Task description ::
Repeat the listing in full. Nothing may be added or left out.

[Some records]
* BEGIN *

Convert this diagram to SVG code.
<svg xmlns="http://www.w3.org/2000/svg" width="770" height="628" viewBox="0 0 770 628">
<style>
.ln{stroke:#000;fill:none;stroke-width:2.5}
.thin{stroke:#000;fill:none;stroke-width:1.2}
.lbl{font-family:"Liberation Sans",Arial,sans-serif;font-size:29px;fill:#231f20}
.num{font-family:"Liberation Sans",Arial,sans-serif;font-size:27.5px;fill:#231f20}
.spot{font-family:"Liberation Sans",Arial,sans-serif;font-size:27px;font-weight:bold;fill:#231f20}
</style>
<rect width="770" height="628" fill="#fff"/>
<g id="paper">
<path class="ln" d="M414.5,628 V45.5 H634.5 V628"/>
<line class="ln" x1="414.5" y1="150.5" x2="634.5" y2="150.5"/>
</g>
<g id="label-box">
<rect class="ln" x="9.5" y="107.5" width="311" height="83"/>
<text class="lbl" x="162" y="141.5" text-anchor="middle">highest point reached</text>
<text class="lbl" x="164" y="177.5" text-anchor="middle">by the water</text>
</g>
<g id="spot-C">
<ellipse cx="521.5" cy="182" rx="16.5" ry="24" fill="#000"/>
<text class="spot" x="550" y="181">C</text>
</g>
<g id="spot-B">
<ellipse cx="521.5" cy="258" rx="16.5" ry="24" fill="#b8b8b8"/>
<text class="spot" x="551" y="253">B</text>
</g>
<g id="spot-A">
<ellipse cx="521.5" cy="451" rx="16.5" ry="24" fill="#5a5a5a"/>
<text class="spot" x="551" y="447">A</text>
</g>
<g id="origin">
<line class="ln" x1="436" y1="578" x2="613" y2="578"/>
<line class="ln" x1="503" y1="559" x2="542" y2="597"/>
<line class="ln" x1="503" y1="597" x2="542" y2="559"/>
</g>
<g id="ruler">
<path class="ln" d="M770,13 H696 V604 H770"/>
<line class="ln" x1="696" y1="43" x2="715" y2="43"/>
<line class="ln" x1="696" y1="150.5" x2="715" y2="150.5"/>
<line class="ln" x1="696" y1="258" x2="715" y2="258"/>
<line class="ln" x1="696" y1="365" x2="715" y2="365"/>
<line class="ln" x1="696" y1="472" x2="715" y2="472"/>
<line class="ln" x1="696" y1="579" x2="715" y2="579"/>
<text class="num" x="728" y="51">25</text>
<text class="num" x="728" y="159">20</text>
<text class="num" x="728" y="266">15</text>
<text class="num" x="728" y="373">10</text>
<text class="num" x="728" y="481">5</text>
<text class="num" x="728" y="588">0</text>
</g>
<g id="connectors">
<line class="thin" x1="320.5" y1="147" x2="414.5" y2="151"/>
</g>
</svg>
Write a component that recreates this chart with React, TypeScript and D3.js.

* END *

Exercise result ::
Convert this diagram to SVG code.
<svg xmlns="http://www.w3.org/2000/svg" width="770" height="628" viewBox="0 0 770 628">
<style>
.ln{stroke:#000;fill:none;stroke-width:2.5}
.thin{stroke:#000;fill:none;stroke-width:1.2}
.lbl{font-family:"Liberation Sans",Arial,sans-serif;font-size:29px;fill:#231f20}
.num{font-family:"Liberation Sans",Arial,sans-serif;font-size:27.5px;fill:#231f20}
.spot{font-family:"Liberation Sans",Arial,sans-serif;font-size:27px;font-weight:bold;fill:#231f20}
</style>
<rect width="770" height="628" fill="#fff"/>
<g id="paper">
<path class="ln" d="M414.5,628 V45.5 H634.5 V628"/>
<line class="ln" x1="414.5" y1="150.5" x2="634.5" y2="150.5"/>
</g>
<g id="label-box">
<rect class="ln" x="9.5" y="107.5" width="311" height="83"/>
<text class="lbl" x="162" y="141.5" text-anchor="middle">highest point reached</text>
<text class="lbl" x="164" y="177.5" text-anchor="middle">by the water</text>
</g>
<g id="spot-C">
<ellipse cx="521.5" cy="182" rx="16.5" ry="24" fill="#000"/>
<text class="spot" x="550" y="181">C</text>
</g>
<g id="spot-B">
<ellipse cx="521.5" cy="258" rx="16.5" ry="24" fill="#b8b8b8"/>
<text class="spot" x="551" y="253">B</text>
</g>
<g id="spot-A">
<ellipse cx="521.5" cy="451" rx="16.5" ry="24" fill="#5a5a5a"/>
<text class="spot" x="551" y="447">A</text>
</g>
<g id="origin">
<line class="ln" x1="436" y1="578" x2="613" y2="578"/>
<line class="ln" x1="503" y1="559" x2="542" y2="597"/>
<line class="ln" x1="503" y1="597" x2="542" y2="559"/>
</g>
<g id="ruler">
<path class="ln" d="M770,13 H696 V604 H770"/>
<line class="ln" x1="696" y1="43" x2="715" y2="43"/>
<line class="ln" x1="696" y1="150.5" x2="715" y2="150.5"/>
<line class="ln" x1="696" y1="258" x2="715" y2="258"/>
<line class="ln" x1="696" y1="365" x2="715" y2="365"/>
<line class="ln" x1="696" y1="472" x2="715" y2="472"/>
<line class="ln" x1="696" y1="579" x2="715" y2="579"/>
<text class="num" x="728" y="51">25</text>
<text class="num" x="728" y="159">20</text>
<text class="num" x="728" y="266">15</text>
<text class="num" x="728" y="373">10</text>
<text class="num" x="728" y="481">5</text>
<text class="num" x="728" y="588">0</text>
</g>
<g id="connectors">
<line class="thin" x1="320.5" y1="147" x2="414.5" y2="151"/>
</g>
</svg>
Write a component that recreates this chart with React, TypeScript and D3.js.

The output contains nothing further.